What was left of my dessert

What was left of my dessert

Service was excellent.  Our waitress was very good explaining their various dishes and attentive in our needs.  It was a really nice evening.

Prior to our cruise, I participated on the Cruise Critic roll call.  A small group of us agreed to meet for dinner the night before our embarkation.  One person had relatives in Copenhagen who helped him find a place for our group. The place was called Grill Royal Kongens Nytorv.  There is actually two of these restaurants with the other one in Tivoli.  They serve what they term ‘fabulous fast food.’  It definitely wasn’t fast food in the sense we use the term in the U.S.

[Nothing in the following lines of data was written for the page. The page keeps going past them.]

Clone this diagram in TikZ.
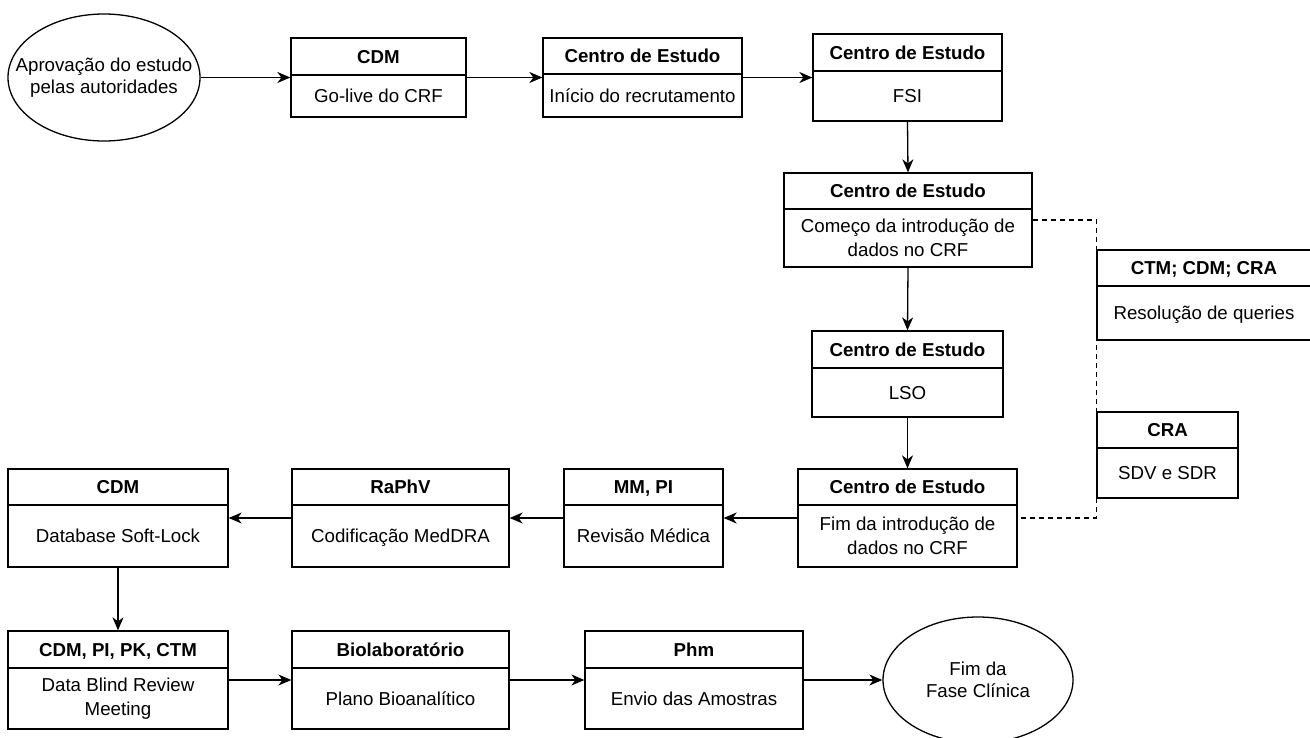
\documentclass[tikz,border=0pt]{standalone}
\usepackage{fontspec}
\setmainfont{Liberation Sans}
\usetikzlibrary{arrows.meta,shapes.geometric,fit,calc}
\tikzset{
  stagebox/.style={draw, line width=1.3pt, inner sep=0pt},
  stageline/.style={line width=1.3pt},
  hdr/.style={inner sep=0pt, align=center, text height=13.4pt, text depth=0pt, font=\fontsize{18.7}{23}\selectfont\bfseries},
  bdy/.style={inner sep=0pt, align=center, font=\fontsize{18.7}{23.5}\selectfont},
  bdyone/.style={inner sep=0pt, align=center, text height=13.4pt, text depth=0pt, font=\fontsize{18.7}{23}\selectfont},
  oval/.style={draw, ellipse, line width=1.3pt, inner sep=0pt},
  ovaltext/.style={inner sep=0pt, align=center, font=\fontsize{18.7}{22.5}\selectfont},
  flow/.style={line width=1.3pt, -{Stealth[length=13pt,width=11pt,inset=4pt]}},
  dashlink/.style={line width=1.3pt, dash pattern=on 5pt off 4pt}
}
\newcommand\stagebx[9][bdyone]{%
  \coordinate (#2-tl) at (#3,#4);
  \coordinate (#2-br) at (#5,#6);
  \node[stagebox, fit=(#2-tl)(#2-br)] (#2) {};
  \draw[stageline] (#3,#7) coordinate (#2-dl) -- (#5,#7) coordinate (#2-dr);
  \node[hdr] (#2-h) at ($(#2-tl)!0.5!(#2-dr)$) {#8};
  \node[#1] (#2-b) at ($(#2-dl)!0.5!(#2-br)$) {#9};
}
\begin{document}
\begin{tikzpicture}[x=1pt,y=-1pt]
\useasboundingbox (0,0) rectangle (1310,737);

\node[oval, minimum width=192pt, minimum height=127pt] (apr) at (104,77.5) {};
\node[ovaltext] (apr-t) at (apr.center) {Aprovação do estudo\\pelas autoridades};

\stagebx{cdm}{291}{38}{466}{117}{75}{CDM}{Go-live do CRF}
\stagebx{ini}{543}{38}{742}{117}{74}{Centro de Estudo}{Início do recrutamento}
\stagebx{fsi}{813}{34}{1002}{121}{71}{Centro de Estudo}{FSI}
\stagebx[bdy]{com}{784}{173}{1032}{267}{209}{Centro de Estudo}{Começo da introdução de\\dados no CRF}
\stagebx{res}{1097}{250}{1311}{340}{286}{CTM; CDM; CRA}{Resolução de queries}
\stagebx{lso}{812}{331}{1003}{417}{368}{Centro de Estudo}{LSO}
\stagebx{cra}{1097}{412}{1238}{498}{448}{CRA}{SDV e SDR}
\stagebx[bdy]{fim}{798}{469}{1017}{567}{505}{Centro de Estudo}{Fim da introdução de\\dados no CRF}
\stagebx{mm}{564}{469}{723}{567}{505}{MM, PI}{Revisão Médica}
\stagebx{rap}{292}{469}{509}{567}{505}{RaPhV}{Codificação MedDRA}
\stagebx{cdmb}{8}{469}{228}{567}{505}{CDM}{Database Soft-Lock}
\stagebx[bdy]{dbr}{8}{631}{228}{729}{668}{CDM, PI, PK, CTM}{Data Blind Review\\Meeting}
\stagebx{bio}{292}{631}{509}{729}{668}{Biolaboratório}{Plano Bioanalítico}
\stagebx{phm}{585}{631}{803}{729}{668}{Phm}{Envio das Amostras}

\node[oval, minimum width=190pt, minimum height=126pt] (end) at (978,680) {};
\node[ovaltext] (end-t) at (end.center) {Fim da\\Fase Clínica};

\draw[flow] (apr.east) -- (cdm.west);
\draw[flow] (cdm.east) -- (ini.west);
\draw[flow] (ini.east) -- (fsi.west);
\draw[flow] (fsi.south) -- (com.north);
\draw[flow] (com.south) -- (lso.north);
\draw[flow] (lso.south) -- (fim.north);
\draw[flow] (fim.west) -- (mm.east);
\draw[flow] (mm.west) -- (rap.east);
\draw[flow] (rap.west) -- (cdmb.east);
\draw[flow] (cdmb.south) -- (dbr.north);
\draw[flow] (dbr.east) -- (bio.west);
\draw[flow] (bio.east) -- (phm.west);
\draw[flow] (phm.east) -- (end.west);

\draw[dashlink] (com.east) -- (com.east -| res.west) -- (fim.east -| res.west) -- (fim.east);
\end{tikzpicture}
\end{document}
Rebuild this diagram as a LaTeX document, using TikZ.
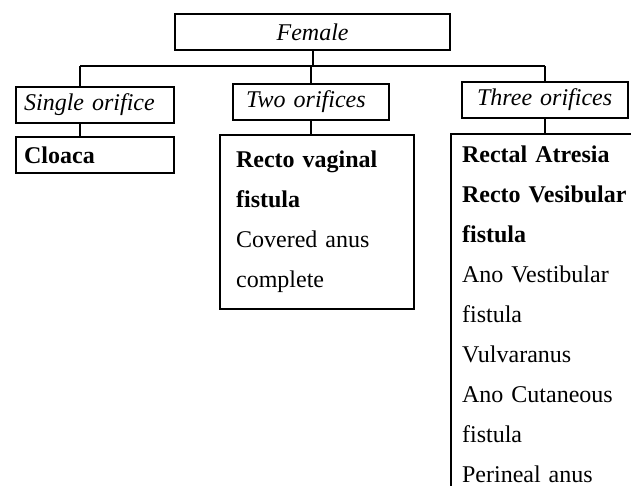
\documentclass[tikz,border=0pt]{standalone}
\usepackage{fontspec}
\setmainfont{Liberation Serif}
\usetikzlibrary{positioning}

\begin{document}
\begin{tikzpicture}[x=0.5pt,y=-0.5pt,
    box/.style={draw, line width=1.1pt, anchor=north west, align=left,
      font=\fontsize{12pt}{20pt}\selectfont, inner ysep=0pt, minimum height=18pt},
    head/.style={box, font=\fontsize{12pt}{20pt}\selectfont\itshape},
    wire/.style={line width=1.1pt}]
    % picture is measured in pixels of the 631x486 frame, y downwards
    \useasboundingbox (0,0) rectangle (631,486);
    \clip (0,0) rectangle (631,486);

    \node[head, align=center, minimum width=137.5pt] (female) at (174,13) {Female};

    \node[head, inner xsep=4pt, text width=71pt] (single) at (15,86) {Single orifice};
    \node[head, inner xsep=6.5pt, text width=65pt] (two) at (232,83) {Two orifices};
    \node[head, inner xsep=7.5pt, text width=68pt] (three) at (461,81) {Three orifices};

    \node[box, inner xsep=4pt, text width=71pt] (cloaca) at (15,136) {\textbf{Cloaca}};
    \node[box, inner xsep=8pt, text width=81pt, minimum height=87pt] (rvf) at (219,134)
      {\textbf{Recto vaginal}\\\textbf{fistula}\\Covered anus\\complete};
    \node[box, inner xsep=5.5pt, inner ysep=6pt, text width=100pt] (rest) at (450,133)
      {\textbf{Rectal Atresia}\\\textbf{Recto Vesibular}\\\textbf{fistula}\\Ano Vestibular\\fistula\\Vulvaranus\\Ano Cutaneous\\fistula\\Perineal anus};

    % tree connectors
    \coordinate (busL) at (80,66);
    \coordinate (busR) at (three.north |- busL);
    \draw[wire] (busL) -- (busR);
    \draw[wire] (female.south) -- (female.south |- busL);
    \draw[wire] (busL) -- (busL |- single.north);
    \draw[wire] (two.north) -- (two.north |- busL);
    \draw[wire] (three.north) -- (busR);
    \draw[wire] (busL |- single.south) -- (busL |- cloaca.north);
    \draw[wire] (two.south) -- (two.south |- rvf.north);
    \draw[wire] (three.south) -- (three.south |- rest.north);
\end{tikzpicture}
\end{document}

It is a sit down cafe that you get to pick either a cheeseburger, a marinated steak or a bowl of mussels.  Each meal is serves a green salad and fries family style.  There is no other questions asked besides do you want something to drink, which main course do you want and do you want dessert.  The main meal without drink or desserts runs around $38 which is very cheap for Copenhagen.  The salad was fresh with some kind of vinegar based dressing.  I liked it but others in the group didn’t like that it was a vinegar based dressing.  Everyone in the group ordered either the steak or the mussels.  Every person who ordered the mussels loved,  The bowl was so big it was hard for them to finish.  The steak people where split on their opinion.  It was served family style and was some form of a long marinated London broil or something similar.  It was served with a gravy.  I found the meat very tasty though not the most tender.  I think the issue hat people had with it was the term steak.  We were all expecting what we call steak and it was something different.  They also didn’t like how tough it was.   Everyone agreed the fries were first rate.  I got the extra satisfaction of making gravy fries.  No one at the table had ever heard of gravy fries before so that made for an interesting conversation.

I think the concept was brilliant.   By having such a limited menu, they were able to produce a good meal for a ridiculously low cost.   To give you an idea of the costs, before this dinner, we were averaging around $125 per person.  A hot chocolate ran me around $7 as did a coke.  It wasn’t just food but everything that was expensive.